So,
I reached dizzying, new heights of general incapability at life whilst visiting
Manchester this weekend when, in an impressive feat of personal ineptitude, I
beat my personal fail record and somehow managed to lose my wallet, despite it being carefully tucked inside
my bag. That’s right: from inside my bag.
You
think I’d have learnt my lesson by now, since this is actually the second experience I’ve had of losing a
wallet. A year or two back, I accidentally left one, given to me by my dad, in
the back of a taxi when it didn’t slip into my pocket properly after I'd payed the
fare. I didn’t even realise it was gone until the next morning, and by then it
was too late. The taxi rank tracked down the driver, but the wallet was nowhere
to be found and was never handed in.
I
was devastated. My dad had owned the thing for years and passed it on to me,
and I’d gone and lost it after only 12 months.
I was also completely disgusted at the fact that whoever had found it
would choose to keep something so intimate and vital to another person rather
than hand it in. There’d only been about a fiver inside too; there was next to
no monetary gain in it for them whatsoever. Despite all that, the person in
question had at no point imagined how it would feel if it were their wallet
that had been lost; nor had they apparently been troubled by even the slightest
speck of guilt for keeping it.
Unbelievably
though, the worst was yet to come. Months passed, then one day I received a
phone call out of the blue. It was a policeman from a town nearly an hour’s
drive away. “Hello, is that Matthew? I’m calling to inform you that the bedroom
of a local teenage boy was raided by our force recently, and your provisional
license has been discovered in it.”
My blood ran totally cold. I felt almost
violated knowing some unpleasant, little creature had found my wallet in the
taxi and rifled through the contents to see what could be of use or potentially
sold on.
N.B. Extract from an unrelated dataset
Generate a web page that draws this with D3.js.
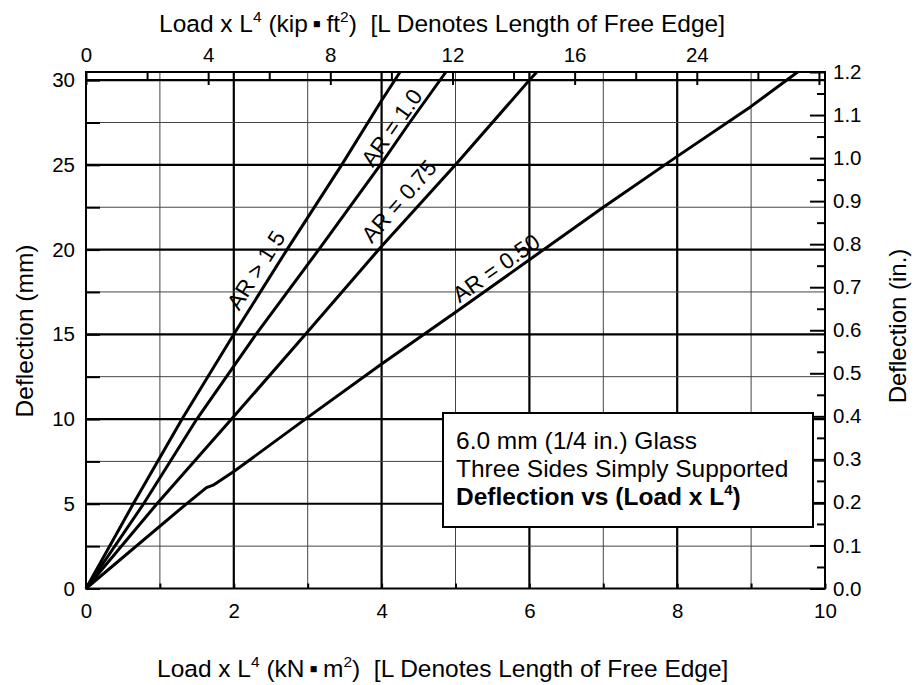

When questioned later, the boy apparently knew nothing about the wallet;
it was probably just tossed in the bin after it had been emptied. I dread to
think how he came to get his horrible hands on my ID though, not to mention for
what exactly he’d been using it.
The
whole experience just made my skin crawl and I was totally disillusioned by the
complete apathy of which people seem capable. I read a line from a work by the
Spanish philosopher, Baltasar Graciàn, not long ago and really stuck with me:
‘the misfortune of your century, that virtue is taken as unusual and malice the
norm.’ And he was saying that all the way back in the 1600s… I wonder what he’d
have to say, if he were alive to see the way people act today?
Okay,
I’ve communicated how sufficiently jaded and embittered I already am by this
point, so let’s jump back to Manchester Piccadilly last weekend. I’m stood
rummaging inside my tote bag. I can’t seem to feel my wallet. I carry on
fumbling inside, nerves starting to creep in. Still can’t feel it. Imagine my
growing horror as I slowly realise with each passing second that it is definitely
no longer there at all.
I
can’t actually believe I’ve done it again. Cue me rushing like a madman to
trace my steps, vainly leaving my contact details with every info desk and
waitress I can find, before accepting the inevitable and enduring the stress of
trying to cancel every bank card I’d had on me. It dawns on me there were a
couple of gift cards tucked inside too. Great. I’m never seeing that wallet again!
So,
a few days go by, and all the while I’m mentally kicking myself for being so
extraordinarily scatter-brained. No one has been in touch, and I’m torturing
myself wondering whose hands it could have fallen into this time.
Suddenly
my phone rings. Somewhere in the back of my mind, I suspect it’s the police
calling to tell me my ID’s been found being used to cut lines of coke in the
den of some highflying drug baron or other.
Thankfully, it turns out to be just my boyfriend.
Thoughtfully of him, he’s
passed by the train station’s lost property one last time on his way home from
work, just in case. And I don’t believe it – my wallet has been handed in. Everything – gift cards, cash, ID, bank cards – is still safely inside. I’d
come to the conclusion that mankind as a whole was just a total
write-off; yet, some kind soul had apparently spotted my wallet on the train or
platform and done the decent thing. I was ecstatic!
I’d
presumed the worst of others, only to be reminded that there are still some
good eggs left out there, few and far between as they undoubtedly sometimes
are. I couldn’t be more grateful to that refreshingly caring stranger who made my
day, and I wish I could thank them, whoever and wherever they are. I wouldn’t
say my faith in humanity has been entirely restored, but the next time I lose
something (which, me being me, will no doubt be sooner rather than later), I won’t
be quite so quick to give up hope on it coming back to me again!